Supporting Information for Predicting current and future background ion concentrations in German surface water under climate change

Salinization of surface waters is a global environmental issue that can pose a regional risk to freshwater organisms, potentially leading to high environmental and economic costs. Global environmental change including climate and land use change can increase the transport of ions into surface waters. We fit both multiple linear regression (LR) and random forest (RF) models on a large spatial dataset to predict Ca2+ (266 sites), Mg2+ (266 sites), and SO42- (357 sites) ion concentrations as well as electrical conductivity (EC—a proxy for total dissolved solids with 410 sites) in German running water bodies. Predictions in both types of models were driven by the major factors controlling salinity including geologic and soil properties, climate, vegetation and topography.

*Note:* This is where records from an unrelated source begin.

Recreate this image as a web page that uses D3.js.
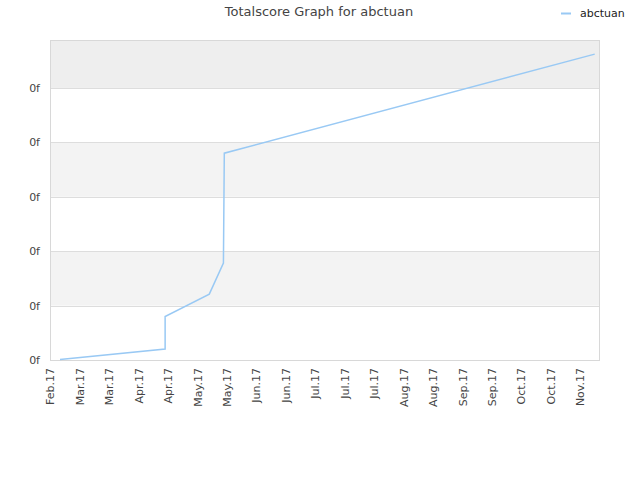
<!DOCTYPE html>
<html><head><meta charset="utf-8">
<script src="https://cdn.jsdelivr.net/npm/d3@7"></script>
<style>body{margin:0;background:#fff;} svg{display:block;font-family:"DejaVu Sans",sans-serif;}</style>
</head><body><svg id="c" width="640" height="480"></svg>
<script>
const title = "Totalscore Graph for abctuan";
const seriesName = "abctuan";
const tickLabels = ["Feb.17","Mar.17","Mar.17","Apr.17","Apr.17","May.17","May.17","Jun.17","Jun.17","Jul.17","Jul.17","Jul.17","Aug.17","Aug.17","Sep.17","Sep.17","Oct.17","Oct.17","Nov.17"];
const yTickValues = [0,1,2,3,4,5];
const yTickLabels = ["0f","0f","0f","0f","0f","0f"];
// x in tick-index units, y in gridline units
const xVals = [0.34, 3.91, 3.91, 5.41, 5.89, 5.92, 18.5];
const yVals = [0.01, 0.20, 0.80, 1.21, 1.78, 3.80, 5.62];

const svg = d3.select("#c");
const L=50, R=600, T=40, B=360;
const x = d3.scaleLinear().domain([0, 18.68]).range([L, R]);
const y = d3.scaleLinear().domain([0, 5.88]).range([B, T]);

// bands
const bandEdges = [0,1,2,3,4,5,5.88];
for (let i=0;i<bandEdges.length-1;i++){
  if (i%2===1){
    svg.append("rect").attr("x",L).attr("width",R-L)
      .attr("y",y(bandEdges[i+1])).attr("height",y(bandEdges[i])-y(bandEdges[i+1]))
      .attr("fill", i===5 ? "#eeeeee" : "#f3f3f3");
  }
}
// gridlines
svg.append("g").selectAll("line").data(yTickValues.slice(1)).join("line")
  .attr("x1",L).attr("x2",R).attr("y1",d=>Math.round(y(d))+0.5).attr("y2",d=>Math.round(y(d))+0.5)
  .attr("stroke","#dddddd");
// frame
svg.append("rect").attr("x",L+0.5).attr("y",T+0.5).attr("width",R-L-1).attr("height",B-T)
  .attr("fill","none").attr("stroke","#d8d8d8");

// y labels
svg.append("g").selectAll("text").data(yTickValues).join("text")
  .attr("x",40).attr("y",d=>y(d)+4).attr("text-anchor","end")
  .attr("font-size",11).attr("fill","#444").text((d,i)=>yTickLabels[i]);

// x axis labels
const xAxis = d3.axisBottom(x).tickValues(d3.range(tickLabels.length)).tickFormat(i=>tickLabels[i]).tickSize(0);
const gx = svg.append("g").attr("transform",`translate(0,${B})`).call(xAxis);
gx.select(".domain").remove();
gx.selectAll("text").attr("font-size",11).attr("fill","#444").attr("font-family","DejaVu Sans")
  .attr("text-anchor","end").attr("transform","rotate(-90)").attr("x",-8).attr("y",0).attr("dy","0.35em");

// line
const pts = xVals.map((v,i)=>[v,yVals[i]]);
svg.append("path").datum(pts)
  .attr("d", d3.line().x(d=>x(d[0])).y(d=>y(d[1])))
  .attr("fill","none").attr("stroke","#99c9f4").attr("stroke-width",1.5);

// title
svg.append("text").attr("x",319).attr("y",16).attr("text-anchor","middle")
  .attr("font-size",13).attr("fill","#444").text(title);
// legend
svg.append("line").attr("x1",561).attr("x2",571).attr("y1",13.5).attr("y2",13.5)
  .attr("stroke","#99c9f4").attr("stroke-width",2);
svg.append("text").attr("x",580).attr("y",17).attr("font-size",11).attr("fill","#222").text(seriesName);
</script></body></html>
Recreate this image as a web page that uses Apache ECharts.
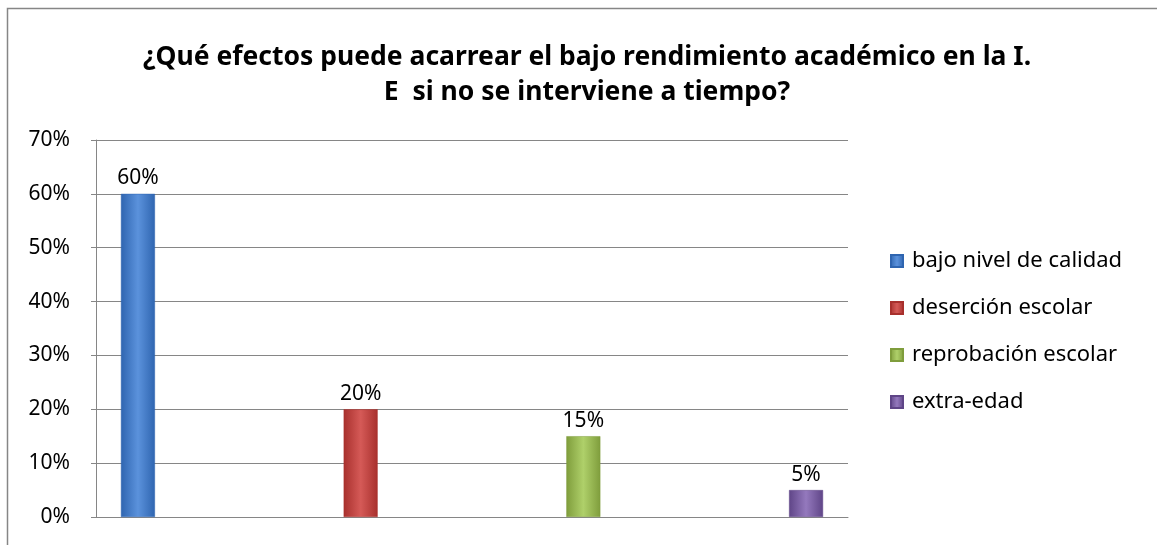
<!DOCTYPE html>
<html>
<head>
<meta charset="utf-8">
<script src="https://cdn.jsdelivr.net/npm/echarts@6/dist/echarts.min.js"></script>
<style>
  html, body { margin: 0; padding: 0; background: #fff; }
  #chart { width: 1157px; height: 545px; }
</style>
</head>
<body>
<div id="chart"></div>
<script>
// datos
const titleText = "¿Qué efectos puede acarrear el bajo rendimiento académico en la I.\nE  si no se interviene a tiempo?";
const categories = [""];
const seriesNames = ["bajo nivel de calidad", "deserción escolar", "reprobación escolar", "extra-edad"];
const values = [60, 20, 15, 5];
const yTicks = [0, 10, 20, 30, 40, 50, 60, 70];

// colores tipo Excel (borde, centro)
const colors = [
  ["#2f65b0", "#5b92dc"],
  ["#a8302d", "#d55a57"],
  ["#7f9d3c", "#afd06a"],
  ["#5f4587", "#9479bd"],
];

const font = "'Noto Sans', 'Open Sans', sans-serif";

const chart = echarts.init(document.getElementById("chart"));

const seriesArr = seriesNames.map((name, i) => ({
  name: name,
  type: "bar",
  data: [values[i]],
  barWidth: 34,
  barGap: "555%",
  itemStyle: {
    color: new echarts.graphic.LinearGradient(0, 0, 1, 0, [
      { offset: 0, color: colors[i][0] },
      { offset: 0.5, color: colors[i][1] },
      { offset: 1, color: colors[i][0] },
    ]),
    borderColor: colors[i][0],
    borderWidth: 0.5,
  },
  label: {
    show: true,
    position: "top",
    distance: 5,
    color: "#000",
    fontFamily: font,
    fontSize: 21,
    formatter: "{c}%",
  },
}));

const option = {
  animation: false,
  backgroundColor: "#fff",
  title: {
    text: titleText,
    left: 582,
    textAlign: "center",
    top: 35,
    textStyle: {
      fontFamily: font,
      fontWeight: "bold",
      fontSize: 26.5,
      lineHeight: 35,
      color: "#000",
    },
  },
  legend: {
    orient: "vertical",
    left: 885,
    top: 245,
    itemWidth: 12,
    itemHeight: 12,
    itemGap: 25,
    icon: "rect",
    textStyle: {
      fontFamily: font,
      fontSize: 22,
      lineHeight: 22,
      color: "#000",
      padding: [0, 0, 0, 4],
    },
    data: seriesNames,
  },
  grid: {
    left: 96,
    right: 309,
    top: 140,
    bottom: 28,
    containLabel: false,
  },
  xAxis: {
    type: "category",
    data: categories,
    axisLine: { lineStyle: { color: "#868686", width: 1 } },
    axisTick: { show: false },
    axisLabel: { show: false },
  },
  yAxis: {
    type: "value",
    min: yTicks[0],
    max: yTicks[yTicks.length - 1],
    interval: 10,
    axisLine: { show: true, lineStyle: { color: "#868686", width: 1 } },
    axisTick: { show: true, length: 5, lineStyle: { color: "#868686" } },
    splitLine: { lineStyle: { color: "#868686", width: 1 } },
    axisLabel: {
      fontFamily: font,
      fontSize: 21,
      color: "#000",
      margin: 26,
      formatter: "{value}%",
    },
  },
  graphic: [
    {
      type: "rect",
      shape: { x: 7.5, y: 8.5, width: 1170, height: 560 },
      style: { fill: "none", stroke: "#868686", lineWidth: 1.5 },
      silent: true,
    },
  ],
  series: seriesArr,
};

chart.setOption(option);
window.addEventListener("resize", () => chart.resize(), { passive: true });
</script>
</body>
</html>
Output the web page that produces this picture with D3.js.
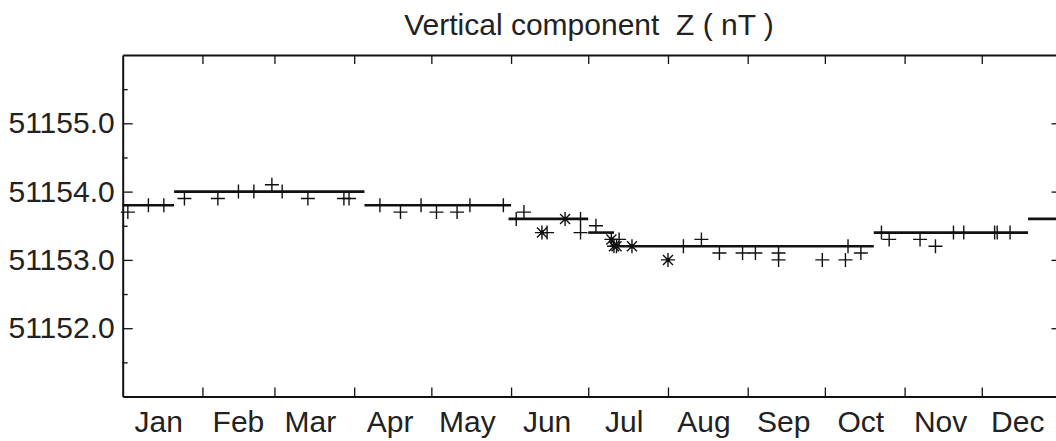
<!DOCTYPE html>
<html>
<head>
<meta charset="utf-8">
<script src="https://cdn.jsdelivr.net/npm/d3@7"></script>
<style>
  html, body { margin: 0; padding: 0; background: #fff; }
  svg { display: block; font-family: "Liberation Sans", Arial, Helvetica, sans-serif; }
</style>
</head>
<body>
<svg id="chart" width="1056" height="441"></svg>
<script>
// month labels along the bottom
const months = ["Jan", "Feb", "Mar", "Apr", "May", "Jun", "Jul", "Aug", "Sep", "Oct", "Nov", "Dec"];

// y axis ticks (nT)
const yMajor = [51152, 51153, 51154, 51155];
const yMinor = [51151.5, 51152.5, 51153.5, 51154.5, 51155.5];

// single observations, "+" symbol
const plusDates = [
  "01-03", "01-11", "01-17", "01-25", "02-07", "02-15", "02-21", "02-28", "03-04", "03-14",
  "03-28", "03-30", "04-11", "04-19", "04-27", "05-03", "05-11", "05-16", "05-29", "06-03",
  "06-06", "06-15", "06-28", "06-28", "07-04", "07-13", "08-07", "08-14", "08-21", "08-30",
  "09-04", "09-13", "09-13", "09-30", "10-09", "10-10", "10-15", "10-23", "10-26", "11-07",
  "11-13", "11-20", "11-24", "12-06", "12-07", "12-12"
];
const plusValues = [
  51153.7, 51153.8, 51153.8, 51153.9, 51153.9, 51154.0, 51154.0, 51154.1, 51154.0, 51153.9,
  51153.9, 51153.9, 51153.8, 51153.7, 51153.8, 51153.7, 51153.7, 51153.8, 51153.8, 51153.6,
  51153.7, 51153.4, 51153.6, 51153.4, 51153.5, 51153.3, 51153.2, 51153.3, 51153.1, 51153.1,
  51153.1, 51153.1, 51153.0, 51153.0, 51153.0, 51153.2, 51153.1, 51153.4, 51153.3, 51153.3,
  51153.2, 51153.4, 51153.4, 51153.4, 51153.4, 51153.4
];

// observations drawn with "*" symbol
const starDates = ["06-13", "06-22", "07-10", "07-11", "07-12", "07-18", "08-01"];
const starValues = [51153.4, 51153.6, 51153.3, 51153.2, 51153.2, 51153.2, 51153.0];

// baseline segments (start, end, value)
const segStarts = ["01-01", "01-21", "04-05", "05-31", "07-01", "07-11", "10-20", "12-19"];
const segEnds   = ["01-21", "04-05", "06-01", "07-01", "07-11", "10-20", "12-19", "12-31T23:59"];
const segValues = [51153.8, 51154.0, 51153.8, 51153.6, 51153.4, 51153.2, 51153.4, 51153.6];

const YEAR = 2001;
const toDate = s => new Date(`${YEAR}-${s}${s.includes("T") ? "" : "T00:00"}Z`);

const svg = d3.select("#chart");
const mLeft = 122.7, mRight = 1061.5, mTop = 55, mBottom = 396.5;

const x = d3.scaleUtc()
  .domain([new Date(Date.UTC(YEAR, 0, 1)), new Date(Date.UTC(YEAR + 1, 0, 1))])
  .range([mLeft, mRight]);
const y = d3.scaleLinear().domain([51151, 51156]).range([mBottom, mTop]);

const monthStarts = d3.range(12).map(m => new Date(Date.UTC(YEAR, m, 1)));
const ink = "#111";
const textInk = "#222";

// title
svg.append("text")
  .attr("x", 589).attr("y", 35)
  .attr("text-anchor", "middle")
  .attr("font-size", 30)
  .attr("fill", textInk)
  .attr("xml:space", "preserve")
  .text("Vertical component  Z ( nT )");

// axes
const styleAxis = g => {
  g.select(".domain").attr("stroke", ink).attr("stroke-width", 2);
  g.selectAll(".tick line").attr("stroke", ink).attr("stroke-width", 1.3);
};

svg.append("g")
  .attr("transform", `translate(0,${mBottom})`)
  .call(d3.axisBottom(x).tickValues(monthStarts.slice(1)).tickFormat("").tickSizeInner(-9).tickSizeOuter(0))
  .call(styleAxis);

svg.append("g")
  .attr("transform", `translate(0,${mTop})`)
  .call(d3.axisTop(x).tickValues(monthStarts.slice(1)).tickFormat("").tickSizeInner(-9).tickSizeOuter(0))
  .call(styleAxis);

const yAxisL = svg.append("g")
  .attr("transform", `translate(${mLeft},0)`)
  .call(d3.axisLeft(y).tickValues(yMajor).tickFormat(d3.format(".1f")).tickSizeInner(-10).tickSizeOuter(0).tickPadding(8))
  .call(styleAxis);
yAxisL.selectAll("text")
  .attr("font-size", 30)
  .attr("fill", textInk)
  .attr("font-family", "Liberation Sans, Arial, sans-serif");

svg.append("g")
  .attr("transform", `translate(${mLeft},0)`)
  .call(d3.axisLeft(y).tickValues(yMinor).tickFormat("").tickSizeInner(-5).tickSizeOuter(0))
  .call(styleAxis)
  .select(".domain").remove();

svg.append("g")
  .attr("transform", `translate(${mRight},0)`)
  .call(d3.axisRight(y).tickValues(yMajor).tickFormat("").tickSizeInner(-10).tickSizeOuter(0))
  .call(styleAxis);
svg.append("g")
  .attr("transform", `translate(${mRight},0)`)
  .call(d3.axisRight(y).tickValues(yMinor).tickFormat("").tickSizeInner(-5).tickSizeOuter(0))
  .call(styleAxis);

// month labels, centred near the middle of each month
svg.append("g")
  .selectAll("text")
  .data(months)
  .join("text")
  .attr("x", (d, i) => x(new Date(Date.UTC(YEAR, i, 15))))
  .attr("y", 432)
  .attr("text-anchor", "middle")
  .attr("font-size", 30)
  .attr("fill", textInk)
  .text(d => d);

// baseline segments
svg.append("g")
  .selectAll("line")
  .data(segValues)
  .join("line")
  .attr("x1", (d, i) => x(toDate(segStarts[i])))
  .attr("x2", (d, i) => x(toDate(segEnds[i])))
  .attr("y1", d => y(d))
  .attr("y2", d => y(d))
  .attr("stroke", ink)
  .attr("stroke-width", 2.6);

// "+" markers
const ps = 7;
svg.append("g")
  .selectAll("path")
  .data(plusValues)
  .join("path")
  .attr("transform", (d, i) => `translate(${x(toDate(plusDates[i]))},${y(d)})`)
  .attr("d", `M${-ps},0H${ps}M0,${-ps}V${ps}`)
  .attr("stroke", ink)
  .attr("stroke-width", 1.4)
  .attr("fill", "none");

// "*" markers
const ss = 7, sd = 5;
const stars = svg.append("g")
  .selectAll("g")
  .data(starValues)
  .join("g")
  .attr("transform", (d, i) => `translate(${x(toDate(starDates[i]))},${y(d)})`);
stars.append("path")
  .attr("d", `M${-ss},0H${ss}M0,${-ss}V${ss}M${-sd},${-sd}L${sd},${sd}M${-sd},${sd}L${sd},${-sd}`)
  .attr("stroke", ink)
  .attr("stroke-width", 1.4)
  .attr("fill", "none");
stars.append("rect")
  .attr("x", -2).attr("y", -2).attr("width", 4).attr("height", 4)
  .attr("fill", ink);
</script>
</body>
</html>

The predictive power of the two types of models was very similar with RF explaining 71–76% of the spatial variation in ion concentrations and LR explaining 70–75% of the variance. Mean square errors for predictions were all smaller than 0.06. The factors most strongly associated with stream ion concentrations varied among models but rock chemistry and climate were the most dominant. The RF model was subsequently used to forecast the changes in EC that was likely to occur for the period of 2070 to 2100 in response to just climate change—i.e. no additional effects of other anthropogenic activities. The future forecasting shows approximately 10% and 15% increases in mean EC for Representative Concentration Pathways 2.6 and 8.5 (RCP2.6 and RCP8.5) scenarios, respectively.This article is part of the theme issue ‘Salt in freshwaters: causes, ecological consequences and future prospects’.